I wasn’t quite sure where I was. I’d crossed London Bridge so I knew I was south of the river, which is where I was headed. (In fact, it felt like a macabre tour of London’s terror attacks. I’d already passed the closed-off road at Finsbury Park mosque, and here was London Bridge’s newly fitted barriers to stop cars mounting the pavement. They are right up against the kerb, because apparently a terrorist driving onto the pavement is more likely than a standard London driver veering into the bus or bike lane.) I was so dazzled by the next stretch of infrastructure that it was only after I’d crossed Blackfriars Bridge that I twigged I was back on the north bank again…**

Sitting in a pub that evening alongside CS6 with its never ending stream of cyclists, I had the goose-bumpy feeling of witnessing a revolution. But London isn’t yet a “mass cycling” city, much as I hope and believe it will be. There was not much room in those cycle lanes to wobble or to have a leisurely chat – the pace was a bit too frenetic and the space too restricted. You feel like you need to concentrate, put your head down and get on with it. And on my whole route from Enfield and across the Thames, children were completely absent. The packs of people in bikes I encountered in the centre appeared to be mostly commuters. Most of them wore helmets. They tended to be youngish adult males … perhaps because to reach the lovely new cycle infrastructure, they’d first made it across miles of London streets lacking any, as I had. That weeds out a lot of different kinds of people.
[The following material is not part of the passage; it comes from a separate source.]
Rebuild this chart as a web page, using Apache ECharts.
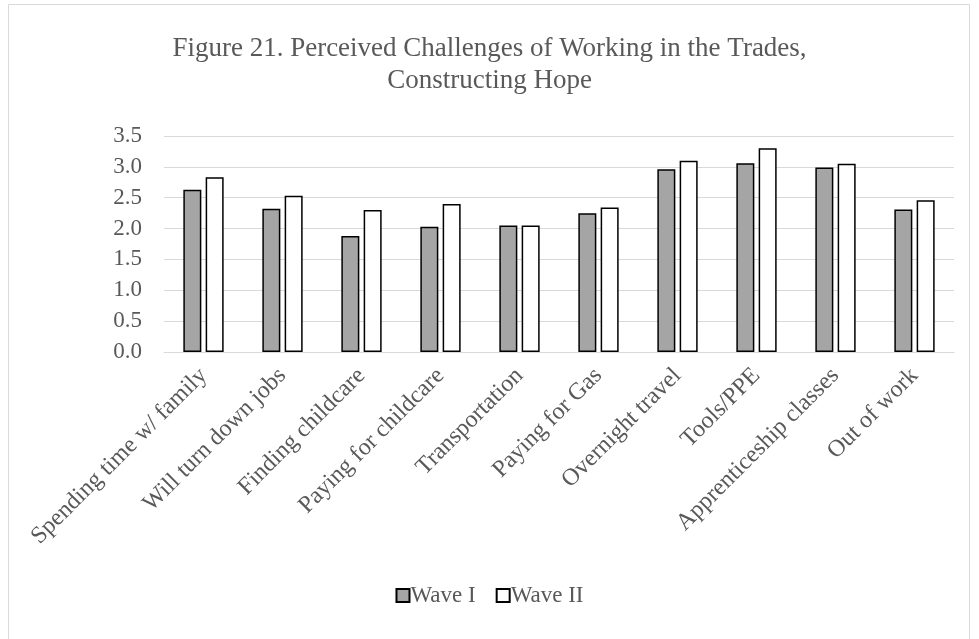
<!DOCTYPE html>
<html>
<head>
<meta charset="utf-8">
<title>Figure 21</title>
<script src="https://cdn.jsdelivr.net/npm/echarts@6/dist/echarts.min.js"></script>
<style>
  html, body { margin: 0; padding: 0; background: #fff; }
  #main { width: 979px; height: 639px; }
</style>
</head>
<body>
<div id="main"></div>
<script>
// categories along x
var categories = ['Spending time w/ family', 'Will turn down jobs', 'Finding childcare',
    'Paying for childcare', 'Transportation', 'Paying for Gas', 'Overnight travel',
    'Tools/PPE', 'Apprenticeship classes', 'Out of work'];
// mean ratings
var waveOne = [2.63, 2.32, 1.88, 2.03, 2.05, 2.25, 2.96, 3.06, 2.99, 2.31];
var waveTwo = [2.83, 2.53, 2.30, 2.40, 2.05, 2.34, 3.10, 3.30, 3.05, 2.46];
var seriesNames = ['Wave I', 'Wave II'];

var serif = '"Liberation Serif", "DejaVu Serif", serif';
var chart = echarts.init(document.getElementById('main'));

chart.setOption({
    animation: false,
    backgroundColor: '#fff',
    title: {
        text: 'Figure 21. Perceived Challenges of Working in the Trades,\nConstructing Hope',
        left: 'center',
        top: 28,
        textStyle: {
            fontFamily: serif,
            fontWeight: 'normal',
            fontSize: 27,
            color: '#595959',
            lineHeight: 32
        }
    },
    graphic: [{
        // light frame round the chart area
        type: 'rect',
        shape: {x: 8.5, y: 4.5, width: 961, height: 700},
        style: {fill: 'none', stroke: '#d9d9d9', lineWidth: 1},
        silent: true
    }],
    legend: {
        data: seriesNames,
        bottom: 27,
        left: 'center',
        itemWidth: 13,
        itemHeight: 13,
        itemGap: 20,
        icon: 'rect',
        textStyle: {fontFamily: serif, fontSize: 23, color: '#595959', padding: [0, 0, 0, -4]}
    },
    grid: {left: 164, right: 25, top: 136, bottom: 287},
    xAxis: {
        type: 'category',
        data: categories,
        axisLine: {lineStyle: {color: '#d9d9d9', width: 1}},
        axisTick: {show: false},
        axisLabel: {
            rotate: 45,
            interval: 0,
            margin: 20,
            fontFamily: serif,
            fontSize: 24,
            color: '#595959'
        }
    },
    yAxis: {
        type: 'value',
        min: 0,
        max: 3.5,
        interval: 0.5,
        axisLine: {show: false},
        axisTick: {show: false},
        splitLine: {lineStyle: {color: '#d9d9d9', width: 1}},
        axisLabel: {
            formatter: function (v) { return v.toFixed(1); },
            fontFamily: serif,
            fontSize: 23,
            color: '#595959',
            margin: 22
        }
    },
    series: [
        {
            name: seriesNames[0],
            type: 'bar',
            data: waveOne,
            barWidth: 18,
            barGap: '24%',
            itemStyle: {color: '#a5a5a5', borderColor: '#000', borderWidth: 1.5}
        },
        {
            name: seriesNames[1],
            type: 'bar',
            data: waveTwo,
            barWidth: 18,
            itemStyle: {color: '#fff', borderColor: '#000', borderWidth: 1.5}
        }
    ]
});
</script>
</body>
</html>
A stress-free image from copehagencyclechic.com

This is what you see in a mass cycling city – leisurely cycling. You can sling your handbag over the handlebars of your upright bike, grab your coffee, and sip it while you ride. You can be female. You can ride without a helmet, because, well, why wouldn’t you? It’s not the Tour de France – it’s a shopping trip or your way to work.

Later in the week I saw a tweet which showed me why London isn’t there yet. It was by 21st Century City, based on a Transport for London video used by Mark Treasure.

In other words, the most efficient, numerous mode of transport – pedestrians and cyclists – get the least space. Motor traffic still dominates the street. London’s cycle superhighways look generous, but they are already over-capacity, and most streets don’t cater for cycling at all.

The Mayor’s Transport Strategy, released as a draft last week, has a promising vision to reduce vehicles on our roads and increase walking and cycling. We’ve got a long way to go before we can sip our frappuccinos as we pedal to pick up our kids from nursery.  So here’s hoping, fervently, that his strategy bears some fruit.

 

*I may have since realised that you can download the route beforehand and then it’s easily accessed while you ride. You live and learn…

** I didn’t get lost on the way home because I was escorted back by two Enfield cycle campaign friends (on a much nicer route, including filtered roads in Islington). Both are in their fifties and cycle into the centre of town from Enfield for work every day. Respect.